### EXERCISE AIM
It is required that the lines from the top of the listing through the line with "radius=4.356cm, y radius=1.706cm];" be reproduced exactly, excluding pictures.

### PROVIDED DATA
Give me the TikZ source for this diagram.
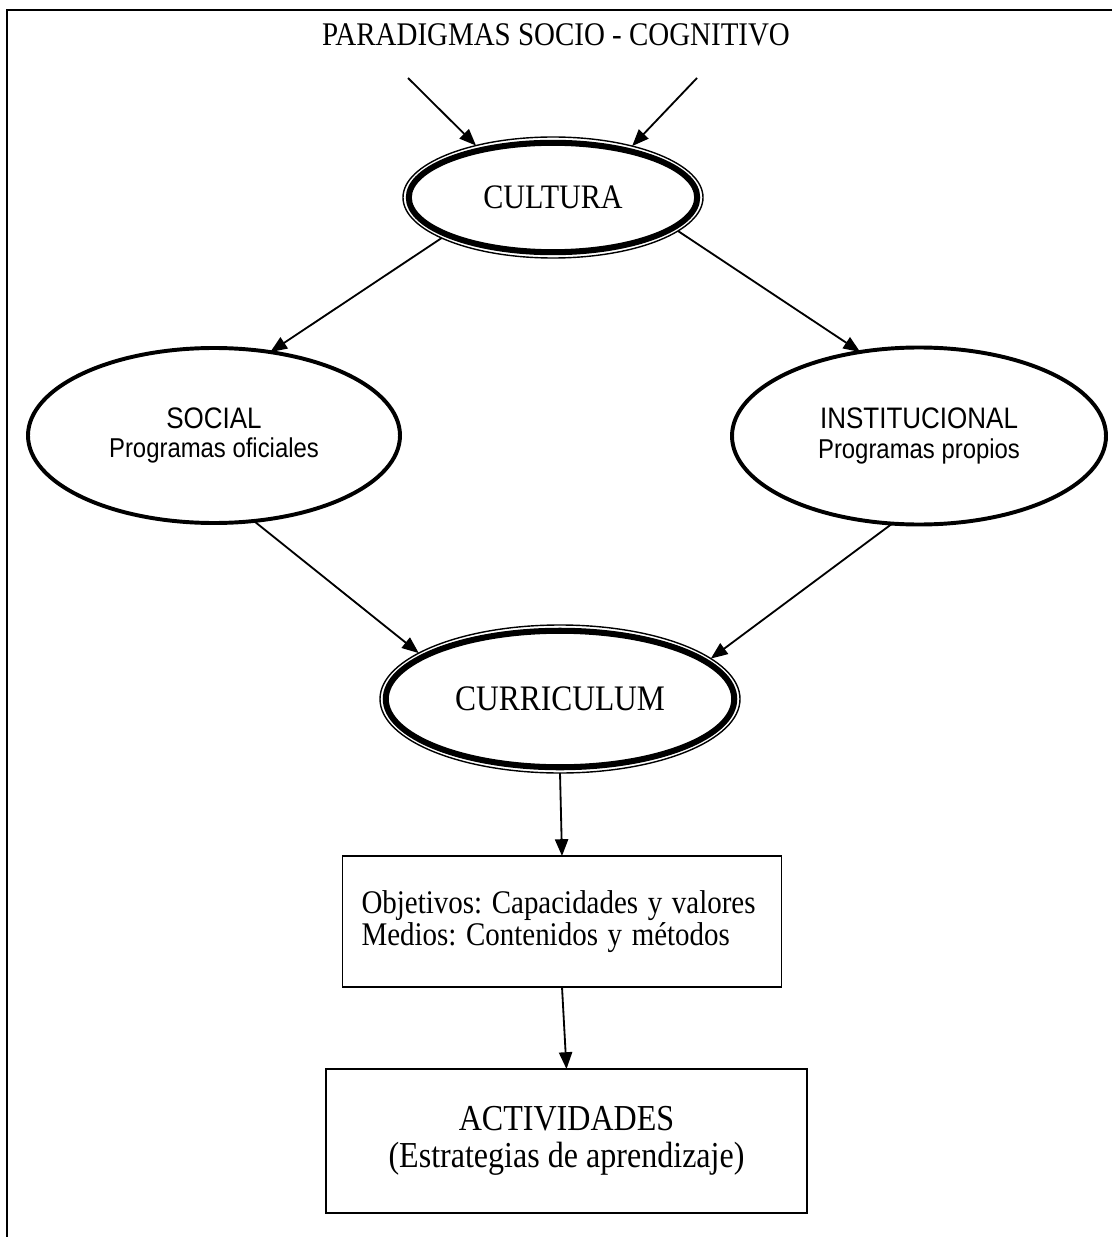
\documentclass[tikz,border=0pt]{standalone}
\usepackage{fontspec}
\usepackage{graphicx}
\setmainfont{Liberation Serif}
\newfontfamily\arialfont{Liberation Sans}
\usetikzlibrary{shapes.geometric,arrows.meta}
\frenchspacing
\newcommand{\vstretch}[1]{\scalebox{1}[1.14]{#1}}

\begin{document}
\begin{tikzpicture}[
    arr/.style={-{Triangle[length=0.42cm,width=0.33cm]}, line width=1.3pt},
    dblell/.style={ellipse, draw, line width=1pt, inner sep=0pt, outer sep=0pt},
    thickell/.style={ellipse, draw, line width=2.8pt, inner sep=0pt, outer sep=0pt,
        align=center, font=\arialfont\fontsize{17}{21.3}\selectfont},
    box/.style={rectangle, draw, line width=1.1pt, outer sep=0pt}
]
    % Page and frame
    \useasboundingbox (0,0) rectangle (27.8,-30.925);
    \draw[line width=1.1pt] (27.8,-0.25) -- (0.17,-0.25) -- (0.17,-30.925);

    % Title
    \node[font=\fontsize{20.6}{24}\selectfont] (title) at (13.9,-0.875) {\vstretch{PARADIGMAS SOCIO - COGNITIVO}};

    % Double ellipses
    \node[dblell, minimum width=7.5cm, minimum height=3.025cm,
        font=\fontsize{21.4}{24}\selectfont] (cultura) at (13.825,-4.9375) {\vstretch{CULTURA}};
    \draw[line width=4.3pt] (cultura.center) ellipse [x radius=3.605cm, y radius=1.3675cm];

    \node[dblell, minimum width=9cm, minimum height=3.7cm,
        font=\fontsize{22.4}{26}\selectfont] (curriculum) at (14,-17.475) {\vstretch{CURRICULUM}};
    \draw[line width=4.3pt] (curriculum.center) ellipse [x radius=4.356cm, y radius=1.706cm];

    % Thick ellipses
    \node[thickell, minimum width=9.3cm, minimum height=4.375cm] (social) at (5.35,-10.8875)
        {\vstretch{\fontsize{18.5}{21.3}\selectfont SOCIAL}\\\vstretch{Programas oficiales}};
    \node[thickell, minimum width=9.35cm, minimum height=4.425cm] (institucional) at (22.975,-10.9)
        {\vstretch{\fontsize{18.5}{21.3}\selectfont INSTITUCIONAL}\\\vstretch{Programas propios}};

    % Boxes
    \node[box, text width=10.025cm, inner xsep=0.475cm, minimum height=3.275cm, align=left,
        font=\fontsize{20.6}{22.5}\selectfont] (objetivos) at (14.05,-23.0375)
        {\vstretch{Objetivos: Capacidades y valores}\\\vstretch{Medios: Contenidos y métodos}};
    \node[box, minimum width=12.025cm, minimum height=3.6cm, align=center,
        font=\fontsize{22.8}{26.3}\selectfont] (actividades) at (14.1625,-28.525)
        {\vstretch{ACTIVIDADES}\\\vstretch{(Estrategias de aprendizaje)}};

    % Arrows
    \coordinate (pl) at (10.2,-1.95);
    \coordinate (pr) at (17.425,-1.95);
    \draw[arr] (pl) -- (cultura.146.9);
    \draw[arr] (pr) -- (cultura.33.8);
    \draw[arr] (cultura.200.6) -- (social.56.5);
    \draw[arr] (cultura.-15) -- (institucional.125.5);
    \draw[arr] (social.-65) -- (curriculum.162);
    \draw[arr] (institucional.-107.7) -- (curriculum.15);
    \draw[arr] (curriculum.south) -- (objetivos.north);
    \draw[arr] (objetivos.south) -- (actividades.north);
\end{tikzpicture}
\end{document}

### TASK SOLUTION
Give me the TikZ source for this diagram.
\documentclass[tikz,border=0pt]{standalone}
\usepackage{fontspec}
\usepackage{graphicx}
\setmainfont{Liberation Serif}
\newfontfamily\arialfont{Liberation Sans}
\usetikzlibrary{shapes.geometric,arrows.meta}
\frenchspacing
\newcommand{\vstretch}[1]{\scalebox{1}[1.14]{#1}}

\begin{document}
\begin{tikzpicture}[
    arr/.style={-{Triangle[length=0.42cm,width=0.33cm]}, line width=1.3pt},
    dblell/.style={ellipse, draw, line width=1pt, inner sep=0pt, outer sep=0pt},
    thickell/.style={ellipse, draw, line width=2.8pt, inner sep=0pt, outer sep=0pt,
        align=center, font=\arialfont\fontsize{17}{21.3}\selectfont},
    box/.style={rectangle, draw, line width=1.1pt, outer sep=0pt}
]
    % Page and frame
    \useasboundingbox (0,0) rectangle (27.8,-30.925);
    \draw[line width=1.1pt] (27.8,-0.25) -- (0.17,-0.25) -- (0.17,-30.925);

    % Title
    \node[font=\fontsize{20.6}{24}\selectfont] (title) at (13.9,-0.875) {\vstretch{PARADIGMAS SOCIO - COGNITIVO}};

    % Double ellipses
    \node[dblell, minimum width=7.5cm, minimum height=3.025cm,
        font=\fontsize{21.4}{24}\selectfont] (cultura) at (13.825,-4.9375) {\vstretch{CULTURA}};
    \draw[line width=4.3pt] (cultura.center) ellipse [x radius=3.605cm, y radius=1.3675cm];

    \node[dblell, minimum width=9cm, minimum height=3.7cm,
        font=\fontsize{22.4}{26}\selectfont] (curriculum) at (14,-17.475) {\vstretch{CURRICULUM}};
    \draw[line width=4.3pt] (curriculum.center) ellipse [x radius=4.356cm, y radius=1.706cm];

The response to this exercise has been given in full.